The Sky Trembles . . .
May 3, 2016 · The Pilot Light · 7:30 p.m.
“In a cafe in Morocco, around 50 years ago, Paul Bowles overheard a man, high on kif, say the full title of this film, The Sky Trembles and the Earth Is Afraid and the Two Eyes Are Not Brothers. And so he wrote a story around this statement, a story that moves between different planes of reality. I read the story (“A Distant Episode“), and the story behind the story, and the strange phrase kept circling around my mind, creating images and dreams. This film is a manifestation of these images, along with obsessions about cinema and how far we will go to make it.” — Ben Rivers, 2015
“If auteurism exalts the filmmaker’s ability to bend the wayward elements of reality to his singular, personal vision, Rivers’ film suggests precisely the opposite: that cinema is a space for collaboration and collusion, however messy they may be.” — Leo Goldsmith, Cinema Scope
“Ben Rivers is an artist, an experimental film maker of acknowledged talent; this work forms the feature element of an installation first displayed at the BBC White City in the UK and now part of a museum collection at the Whitworth. And indeed, shot on hand-processed 16mm Cinemascope and transferred to 35mm for projection, this is pure art film at its undistilled essence.” — Fionnuala Halligan, Screen Daily
About the Filmmaker
Ben Rivers is a British artist and filmmaker using 16mm and hand-processing.
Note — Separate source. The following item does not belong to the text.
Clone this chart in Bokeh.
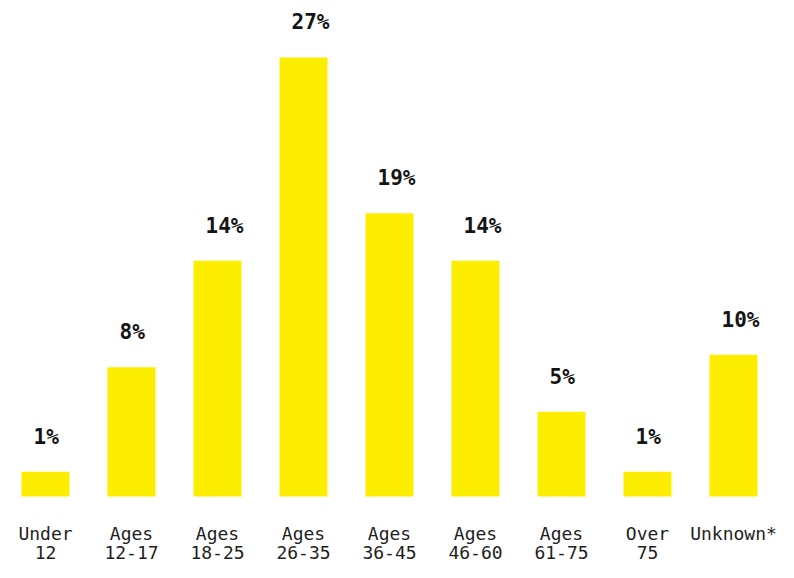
import numpy as np
from bokeh.plotting import figure
from bokeh.models import Range1d, ColumnDataSource
from bokeh.core.properties import value
from bokeh.embed import file_html
from bokeh.resources import INLINE

categories = ["Under\n12", "Ages\n12-17", "Ages\n18-25", "Ages\n26-35", "Ages\n36-45",
              "Ages\n46-60", "Ages\n61-75", "Over\n75", "Unknown*"]
values = [1.52, 7.95, 14.49, 27.0, 17.41, 14.49, 5.21, 1.52, 8.72]
labels = ["1%", "8%", "14%", "27%", "19%", "14%", "5%", "1%", "10%"]

BAR = "#FDEE00"
FONT = "DejaVu Sans Mono"

parts = [c.split("\n") for c in categories]
line1 = [pp[0] for pp in parts]
line2 = [pp[1] if len(pp) > 1 else "" for pp in parts]

src = ColumnDataSource(dict(
    x=np.arange(len(categories)),
    v=values,
    lab=labels,
    l1=line1,
    l2=line2,
    zero=[0] * len(categories),
))

p = figure(width=778, height=562, x_range=Range1d(-0.5233, 8.5233),
           y_range=Range1d(-4.059, 30.5), output_backend="svg",
           toolbar_location=None, min_border=0)
p.axis.visible = False
p.grid.visible = False
p.outline_line_color = None
p.background_fill_color = "white"

p.vbar(x="x", top="v", bottom=0, width=0.558, source=src, fill_color=BAR, line_color=None)

p.text(x="x", y="v", text="lab", source=src, text_font=value(FONT),
       text_font_style="bold", text_font_size="21px", text_color="#141414",
       text_align="left", text_baseline="alphabetic", x_offset=-12, y_offset=-35)

for col, off in (("l1", 37), ("l2", 56)):
    p.text(x="x", y="zero", text=col, source=src, text_font=value(FONT),
           text_font_size="18px", text_color="#1e1e1e", text_align="center",
           text_baseline="alphabetic", y_offset=off)

open("out.html", "w").write(file_html(p, INLINE))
His practice treads a line between documentary and fiction, often following and filming people who have in some way separated themselves from society. Notable works include: Two Years at Sea (’11), A Spell to Ward off Darkness (’13, co-directed with Ben Russell); This Is My Land (’06); Origin of the Species (’08); Ah, Liberty! (’08); I Know Where I’m Going (’09); Slow Action (’10); and Sack Barrow (’11).